Any standard 3-ring binder will do (check office-supply stores or even thrift stores like Goodwill). A 3-inch binder (where the rings have a diameter of 3 inches) can hold between 15 and 20 filled pocket pages. I've found that binders with D-style rings are easier to use than standard circular rings. The D-style rings allow all the pages to lay flat when the binder is open, and it is easier to add or remove pages when the binder is nearly full. When the binder is closed, none of the pages are on the ring seams so the pages are not likely to fall out.
|Pocket page with coins in paper flips|
Pocket pages go inside the binder and hold 20 coins (in flips) per page. Be sure to look for 20-pocket pages if you are using 2-inch-square flips. Pocket pages can hold coins that aren't in flips, but the coins will fall out very easily if the binder is put on its side or turned upside down. I prefer pocket pages that have a cutout at the bottom of each pocket (sometimes called a "thumb-cut"). The cutout makes it easier to remove coins when you need to rearrange them - which, unfortunately, you have to do when you want to put a new coin in between two coins already in a page.
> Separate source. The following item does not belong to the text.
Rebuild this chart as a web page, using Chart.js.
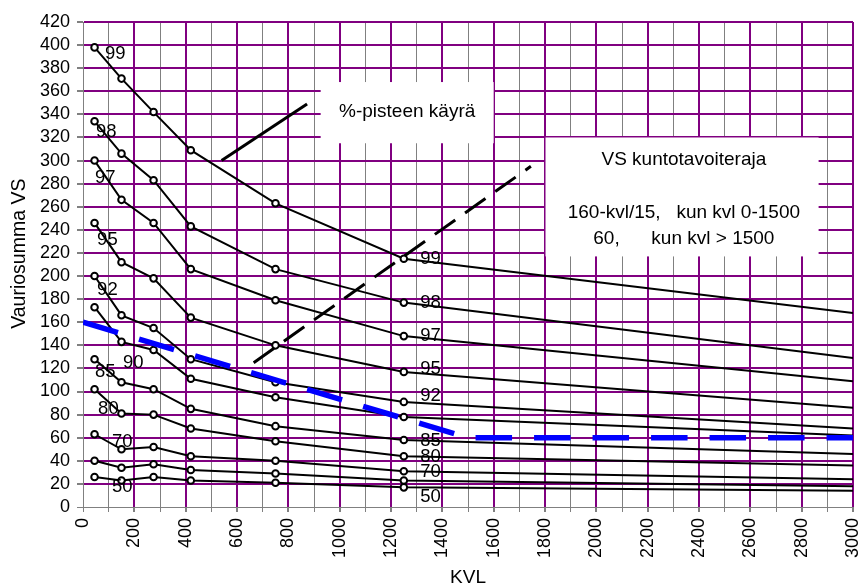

Instead of using a 3-ring binder and pocket pages, you can store your coins (in flips) in special 2-inch-square coin boxes. These are long, thin boxes that can hold closed flips standing up, like files in a filing cabinet. This is a much less expensive type of storage because boxes are cheaper than binders and you don't have to buy pocket pages. Using coin boxes also makes it easier to organize your collection because you can add a coin in between any other two coins. With pocket pages, you need to take coins out and move them around in order to make room for a new coin (if you want to keep the coins organized). However, using coin boxes makes it harder to view or display your collection - it is much less impressive to flip through a box full of coin flips than to browse through pages of coins in a binder. I prefer using binders and pages for that reason - I like to look at my coins.
Some coins are small, which makes the details on them (country name, year, etc.) hard to see. You'll frequently find yourself using a magnifying glass to examine a coin. A 4x magnifier should be sufficient for looking at coin dates or other writing. If you want to be able to look for coin errors (double-strikes, or double-date coins) or looking at mint marks, a loupe offers much greater magnification than a magnifying glass. When I need this level of magnification, I use a 30x loupe with a light.
Part of the fun of collecting world coins is figuring out what country a coin is from. But this is a very frustrating process without some help. Web sites like World Coin Gallery and my own Portland Coins have information to help identify world coins using words or pictures that can be found on the coin. Books like the Standard Catalog of World Coins also have guides to help identify coins, but online resources are just as good (and they're free).
Keeping Track of Coins
Once a collection has more than 10 to 20 coins, it becomes difficult to remember what you have and what you don't have. The bigger the collection, the more important it is to keep track of what coins you have (so that you know which coins you don't need).
For a collection of 50 coins or fewer, a written list of coins can be sufficient. On a piece of paper, write down the country, year, denomination (type and amount of money, like "2 dollars", "5 francs" or "50 yen"), and the quality ("poor", "good", and "great" are enough to get started with) of each coin in your collection. If you have room, organize them by country so that you can find them more easily. Keep the paper with your collection so that you don't lose it.
Once you get more than about 50 or 60 coins in your collection, you're going to want to keep track of your coins electronically. This allows you to more easily search your collection, order them by country, and add new coins (your piece of paper will get pretty crowded if you keep adding to it). You can use a spreadsheet program like Microsoft Excel to keep track of the same information - country, year, denomination, and quality - in different columns. (Google Docs and Open Office are free and have spreadsheet programs.) Several free Web sites (Numista, World Coin Gallery, and Colnect are a few) allow you to keep track of your collection from any computer. These sites usually let you see pictures of the coins in your collection, and can help you see which coins you don't yet have.
Where to Get Supplies
Flips, binder pages, coin boxes, and usually even world coins can be found at a local coin shop, where you'll be supporting local businesses and your local economy. If you don't have a coin shop handy, or they don't carry the supplies that you need, then coin collecting supplies can be purchased online at dozens of different stores (always shop carefully online), or of course from us at Portland Coins.
Putting Together a Collecting Kit
To make a collecting starter kit for someone (or even for yourself), here is a summary of what I think should be included:
- A 3-ring binder (preferably with D-style rings)
- 3 or more 20-pocket binder pages
- 50 or more cardboard coin flips, half with a quarter-size window and the rest with a half-dollar-size window
- A magnifying glass
- A tape dispenser or small stapler (optional, since most households have one or both of these)
- Blank paper for keeping track of coins
- 10 or more world coins (all different if possible) to have something to put into the collection right away
- Coin identification Web addresses to help the new collector figure out what they have
This should be enough to get anyone started with their own world coin collection, and to have the right tools to make it a success.